The USS Will Rogers was the final member of the Benjamin Franklin class of ballistic missile submarines (also known as “Boomers”). It was named in honor of famed comedian Will Rogers, who was killed in a plane crash with famed aviator Wiley Post in 1935. It is the only vessel in U.S. Navy history to be named in his honor.
The contract to build the Will Rogers was awarded to the Electric Boat Division of General Dynamics Corp.’s Groton (Conn.) Shipyard on July 29 1963. Her keel was laid down March 20, 1965; she was launched on July 21, 1966. She was commissioned on April 1, 1967, with Capt. R.Y. Kaufman in command of the Blue Crew and Commander W.J. Cowhill commanding the Gold Crew.
Assigned to the Navy’s Atlantic Fleet, the Will Rogers completed her shakedown and training cruises with the test firing of a Polaris ballistic missile from the waters off Cape Canaveral on July 31, 1967. She began her first 70-day nuclear deterrent deployment later that year.
For the first five years of her operational career, 16 Polaris missiles served as the Will Rogers’ primary weapons system.
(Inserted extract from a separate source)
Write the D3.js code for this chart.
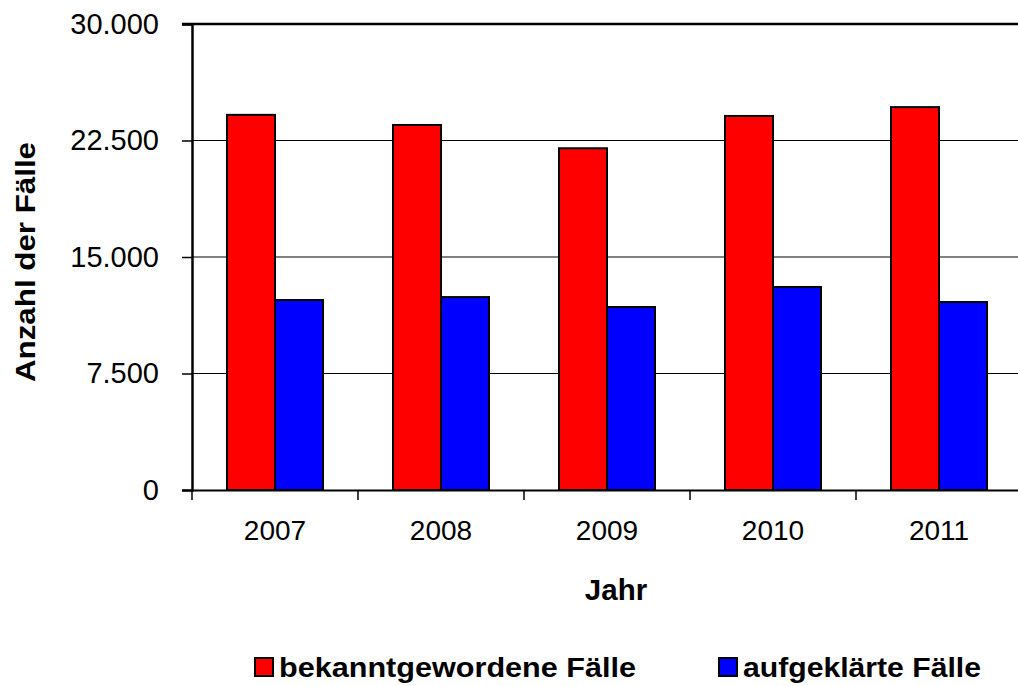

In 1972, however, she entered dry dock for an overhaul. During this overhaul, the Polaris missiles were removed and replaced with the newer Poseidon ballistic missile system. In 1974, she returned to active duty and resumed deterrence patrols.
The Will Rogers was homeported at Groton, Conn., but in 1974 she was deployed to the Navy’s forward operating base at Rota, Spain. For the next four years, she operated out of Rota. She was later transferred to another one of the Navy’s larger forward operating bases at Holy Loch, Scotland. She would operate from Holy Loch for more than a decade.
The Will Rogers won two consecutive Battle “E”s for outstanding combat preparedness. She received those awards for the 1979 and 1980 fiscal years.
The Will Rogers was deactivated on Nov. 2, 1992. She was decommissioned and stricken from the Naval Vessel Register on April 12, 1993; she entered the Navy’s Nuclear Powered Ship and Submarine Recycling Program at Bremerton, Wash., and was declared scrapped on Aug. 12, 1994.
Characteristics of the USS Will Rogers (Source: Wikipedia, the free encyclopedia)
Displacement: 6,494 tons
Length: 129.5 m (425 ft)
Beam: 10 m (33 ft)
Draft: 9.6 m (32 ft)
Propulsion: S5W reactor
Speed: 16 knots (30 km/h) surfaced, 21 knots (39 km/h) submerged
Test depth: 400 m (1,300 ft)
Complement: two crews of 14 officers and 126 enlisted men each
Armament: 16 missile tubes, 4 × 21 in (533 mm) torpedo tubes
Name: USS Will Rogers
Awarded: 29 July 1963
Builder: General Dynamics Electric Boat, Groton, Connecticut
Laid down: 20 March 1965
Launched: 21 July 1966
Commissioned: 1 April 1967
Decommissioned: 12 April 1993
Struck: 12 April 1993
Fate: submarine recycling
July 1963: USS Will Rogers ordered
March 1965: Keel of USS Will Rogers laid down
1972—74: USS Will Rogers rearmed with Poseidon nuclear missiles
1979: USS Will Rogers wins first Battle “E”
April 1993: USS Will Rogers decommissioned
Crewmembers of the USS Will Rogers:
An unofficial list of crew members that served on the USS Will Rogers can be found on the unofficial navy website at: http://navysite.de. This list is compiled by former crewmembers that voluntarily register. Some quoted comments from former crewmembers are listed below; many more are available on the source website at the following Web address:
Henry Krzykowsi (served July 1977—April 1982): “BY FAR THE BEST COMMAND I WAS AT. SO MUCH RESPECT FOR CAPT MARSH AND HIS LEADERSHIP.”
David Hurd (served March 1978—September 1980): “I HAVE SURE MISSED THE CREW OF THE “WILLY R”. THE CLOSEST THING TO A FAMILY I EVER HAD.”
Daniel Bernier (served March 1978—October 1986): “WISH I HAD KEEP IN TOUCH WITH THE CREWS,BOTH WERE GREAT GUYS,SERVED BOTH BLUE THEN GOLD.”